Tag Archives: saltygme

Zlib vs. XZ on 2SF

I recently released my Game Music Appreciation website. It allows users to play an enormous range of video game music directly in their browsers. To do this, the site has to host the music. And since I’m a compression bore, I have to know how small I can practically make these music files. I already published the results of my effort to see if XZ could beat RAR (RAR won, but only slightly, and I still went with XZ for the project) on the corpus of Super Nintendo chiptune sets. Next is the corpus of Nintendo DS chiptunes.

Repacking Nintendo DS 2SF
The prevailing chiptune format for storing Nintendo DS songs is the .2sf format. This is a subtype of the Portable Sound Format (PSF). The designers had the foresight to build compression directly into the format. Much of payload data in a PSF file is compressed with zlib. Since I already incorporated Embedded XZ into the player project, I decided to try repacking the PSF payload data from zlib -> xz.

In an effort to not corrupt standards too much, I changed the ‘PSF’ file signature (seen in the first 3 bytes of a file) to ‘psf’.

Results
There are about 900 Nintendo DS games currently represented in my website’s archive.
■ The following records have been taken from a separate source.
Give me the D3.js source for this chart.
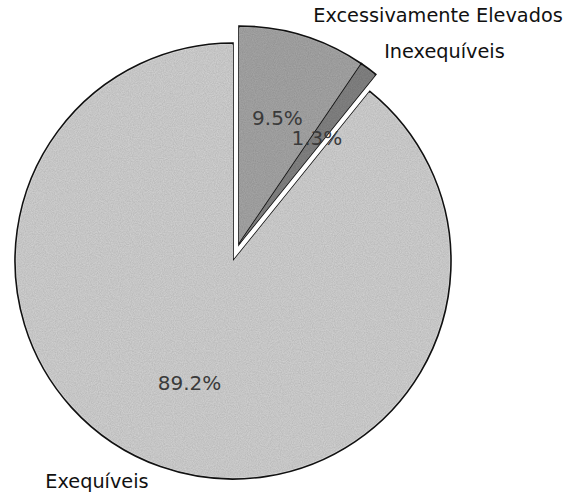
<!DOCTYPE html>
<html>
<head>
<meta charset="utf-8">
<script src="https://cdn.jsdelivr.net/npm/d3@7"></script>
<style>
  body { margin: 0; background: #fff; }
  svg text { font-family: "DejaVu Sans", Verdana, sans-serif; }
</style>
</head>
<body>
<div id="chart"></div>
<script>
// categorias e valores (%)
const categories = ['Excessivamente Elevados', 'Inexequíveis', 'Exequíveis'];
const values = [9.5, 1.3, 89.2];
const fills = ['#a8a8a8', '#858585', '#d4d4d4'];
const exploded = [true, true, false];

const width = 571;
const height = 496;
const radius = 218;
const cx = 233;
const cy = 261;

const svg = d3.select('#chart')
  .append('svg')
  .attr('width', width)
  .attr('height', height);

// textura de "digitalizado"
const defs = svg.append('defs');
const filter = defs.append('filter').attr('id', 'grain')
  .attr('x', 0).attr('y', 0).attr('width', 1).attr('height', 1);
filter.append('feTurbulence')
  .attr('type', 'fractalNoise')
  .attr('baseFrequency', 0.9)
  .attr('numOctaves', 2)
  .attr('seed', 3)
  .attr('result', 'noise');
filter.append('feColorMatrix')
  .attr('in', 'noise')
  .attr('type', 'matrix')
  .attr('values', '0 0 0 0 0  0 0 0 0 0  0 0 0 0 0  0 0 0 0.3 0')
  .attr('result', 'dots');
filter.append('feComposite')
  .attr('in', 'dots')
  .attr('in2', 'SourceGraphic')
  .attr('operator', 'atop');

const pie = d3.pie().sort(null).value(d => d.value);
const data = pie(categories.map((c, i) => ({ name: c, value: values[i], i })));

const arc = d3.arc().innerRadius(0).outerRadius(radius);
const labelArc = d3.arc().innerRadius(radius * 0.6).outerRadius(radius * 0.6);
const outerArc = d3.arc().innerRadius(radius * 1.08).outerRadius(radius * 1.08);
const explode = 18;

// as fatias destacadas saem juntas, na direção do meio do grupo
const expl = data.filter(d => exploded[d.data.i]);
const explMid = (d3.min(expl, d => d.startAngle) + d3.max(expl, d => d.endAngle)) / 2;

function offset(d) {
  if (!exploded[d.data.i]) return [0, 0];
  return [Math.sin(explMid) * explode, -Math.cos(explMid) * explode];
}
const mid = d => (d.startAngle + d.endAngle) / 2;

const g = svg.append('g').attr('transform', `translate(${cx},${cy})`);

const slices = g.selectAll('.slice')
  .data(data)
  .join('g')
  .attr('class', 'slice')
  .attr('transform', d => `translate(${offset(d)})`);

slices.append('path')
  .attr('d', arc)
  .attr('fill', d => fills[d.data.i])
  .attr('stroke', '#111')
  .attr('stroke-width', 1.6)
  .attr('stroke-linejoin', 'miter');

slices.append('path')
  .attr('d', arc)
  .attr('fill', d => fills[d.data.i])
  .attr('filter', 'url(#grain)')
  .attr('stroke', 'none')
  .attr('transform', 'scale(0.993)');

const labels = g.selectAll('.lbl')
  .data(data)
  .join('g')
  .attr('class', 'lbl')
  .attr('transform', d => `translate(${offset(d)})`);

// percentuais
labels.append('text')
  .attr('transform', d => `translate(${labelArc.centroid(d)})`)
  .attr('text-anchor', 'middle')
  .attr('dy', '0.3em')
  .attr('font-size', 20)
  .attr('fill', '#3a3a3a')
  .text(d => d.data.value.toFixed(1) + '%');

// rótulos externos
labels.append('text')
  .attr('transform', d => `translate(${outerArc.centroid(d)})`)
  .attr('text-anchor', d => mid(d) < Math.PI ? 'start' : 'end')
  .attr('dx', d => mid(d) < Math.PI ? 5 : -6)
  .attr('dy', d => mid(d) < Math.PI ? '0.18em' : '0.25em')
  .attr('font-size', 19.3)
  .attr('fill', '#111')
  .text(d => d.data.name);
</script>
</body>
</html>
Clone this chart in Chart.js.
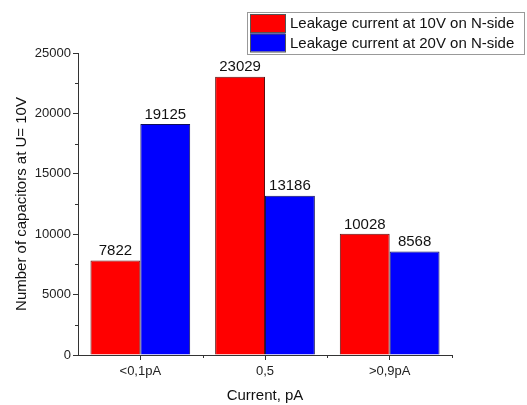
<!DOCTYPE html>
<html>
<head>
<meta charset="utf-8">
<script src="https://cdn.jsdelivr.net/npm/chart.js@4.4.1/dist/chart.umd.min.js"></script>
<style>
  html, body { margin: 0; padding: 0; background: #fff; }
  #wrap { width: 527px; height: 405px; }
</style>
</head>
<body>
<div id="wrap"><canvas id="bar-chart"></canvas></div>
<script>
// data
var categories = ["<0,1pA", "0,5", ">0,9pA"];
var leak10V = [7822, 23029, 10028];
var leak20V = [19125, 13186, 8568];
var seriesNames = ["Leakage current at 10V on N-side", "Leakage current at 20V on N-side"];
var yTicks = [0, 5000, 10000, 15000, 20000, 25000];

var axisColor = "#333";
var fontName = "'Liberation Sans', Arial, sans-serif";

// minor ticks, value labels and the boxed legend
var extras = {
  id: "extras",
  afterDraw: function(chart) {
    var ctx = chart.ctx;
    var xs = chart.scales.x, ys = chart.scales.y;
    var area = chart.chartArea;
    ctx.save();
    ctx.strokeStyle = axisColor;
    ctx.lineWidth = 1;
    // y minor ticks
    for (var i = 0; i < yTicks.length - 1; i++) {
      var yy = Math.round(ys.getPixelForValue((yTicks[i] + yTicks[i + 1]) / 2)) + 0.5;
      ctx.beginPath();
      ctx.moveTo(area.left - 3, yy);
      ctx.lineTo(area.left, yy);
      ctx.stroke();
    }
    // x minor ticks at category bounds
    var step = (area.right - area.left) / categories.length;
    for (var k = 1; k <= categories.length; k++) {
      var xx = Math.round(area.left + step * k) + 0.5;
      ctx.beginPath();
      ctx.moveTo(xx, area.bottom);
      ctx.lineTo(xx, area.bottom + 3);
      ctx.stroke();
    }
    // value labels
    ctx.fillStyle = "#111";
    ctx.font = "15px " + fontName;
    ctx.textAlign = "center";
    ctx.textBaseline = "bottom";
    chart.data.datasets.forEach(function(ds, di) {
      chart.getDatasetMeta(di).data.forEach(function(bar, j) {
        ctx.fillText(String(ds.data[j]), bar.x, bar.y - 2);
      });
    });
    // legend
    var lx = 247, ly = 12, lw = 277, lh = 42;
    ctx.fillStyle = "#fff";
    ctx.fillRect(lx, ly, lw, lh);
    ctx.strokeStyle = "#999";
    ctx.strokeRect(lx + 0.5, ly + 0.5, lw, lh);
    ctx.textAlign = "left";
    ctx.textBaseline = "middle";
    chart.data.datasets.forEach(function(ds, di) {
      var ry = ly + 2 + di * 19.5;
      ctx.fillStyle = ds.backgroundColor;
      ctx.fillRect(lx + 3, ry, 35, 18);
      ctx.strokeStyle = "#555";
      ctx.strokeRect(lx + 3.5, ry + 0.5, 35, 18);
      ctx.fillStyle = "#111";
      ctx.fillText(ds.label, lx + 43, ry + 10);
    });
    ctx.restore();
  }
};

new Chart(document.getElementById("bar-chart"), {
  type: "bar",
  data: {
    labels: categories,
    datasets: [
      {
        label: seriesNames[0],
        data: leak10V,
        backgroundColor: "#ff0000",
        borderColor: "#5a1010",
        borderWidth: 1,
        categoryPercentage: 0.8,
        barPercentage: 1.0
      },
      {
        label: seriesNames[1],
        data: leak20V,
        backgroundColor: "#0000ff",
        borderColor: "#10105a",
        borderWidth: 1,
        categoryPercentage: 0.8,
        barPercentage: 1.0
      }
    ]
  },
  options: {
    responsive: true,
    maintainAspectRatio: false,
    animation: false,
    layout: { padding: { left: 0, top: 53, right: 75, bottom: 0 } },
    plugins: {
      legend: { display: false },
      tooltip: { enabled: false }
    },
    scales: {
      x: {
        offset: true,
        grid: { display: true, offset: false, drawOnChartArea: false, tickLength: 5, color: axisColor },
        border: { display: true, color: axisColor, width: 1 },
        ticks: { color: "#222", padding: 4, font: { family: fontName, size: 13 } },
        title: { display: true, text: "Current, pA", color: "#111", padding: { top: 0, bottom: 0 }, font: { family: fontName, size: 15 } },
        afterFit: function(scale) { scale.height = 50; }
      },
      y: {
        min: 0,
        max: 25000,
        afterBuildTicks: function(scale) {
          scale.ticks = yTicks.map(function(v) { return { value: v }; });
        },
        grid: { display: true, drawOnChartArea: false, tickLength: 5, color: axisColor },
        border: { display: true, color: axisColor, width: 1 },
        ticks: {
          color: "#222", padding: 2, font: { family: fontName, size: 13 },
          callback: function(v) { return String(v); }
        },
        title: { display: true, text: "Number of capacitors at U= 10V", color: "#111", padding: { top: 13, bottom: 0 }, font: { family: fontName, size: 15 } },
        afterFit: function(scale) { scale.width = 78; }
      }
    }
  },
  plugins: [extras]
});
</script>
</body>
</html>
Total size of the original PSF archive, payloads packed with zlib: 2.992 GB. Total size of the same archive with payloads packed as xz: 2.059 GB.

Using xz vs. zlib saved me nearly a gigabyte of storage. That extra storage doesn’t really impact my hosting plan very much (I have 1/2 TB, which is why I’m so nonchalant about hosting the massive MPlayer Samples Archive). However, smaller individual files translates to a better user experience since the files are faster to download.

Here is a pretty picture to illustrate the space savings:



The blue occasionally appears to dip below the orange but the data indicates that xz is always more efficient than zlib. Here’s the raw data (comes in vanilla CSV flavor too).

Interface Impact
So the good news for the end user is that the songs are faster to load up front. The downside is that there can be a noticeable delay when changing tracks. Even though all songs are packaged into one file for download, and the entire file is downloaded before playback begins, each song is individually compressed. Thus, changing tracks triggers another decompression operation. I’m toying the possibility of some sort of background process that decompresses song (n+1) while playing song (n) in order to help compensate for this.

I don’t like the idea of decompressing everything up front because A) it would take even longer to start playing; and B) it would take a huge amount of memory.

Corner Case
There was at least one case in which I found zlib to be better than xz. It looks like zlib’s minimum block size is smaller than xz’s. I think I discovered xz to be unable to compress a few bytes to a block any smaller than about 60-64 bytes while zlib got it down into the teens. However, in those cases, it was more efficient to just leave the data uncompressed anyway.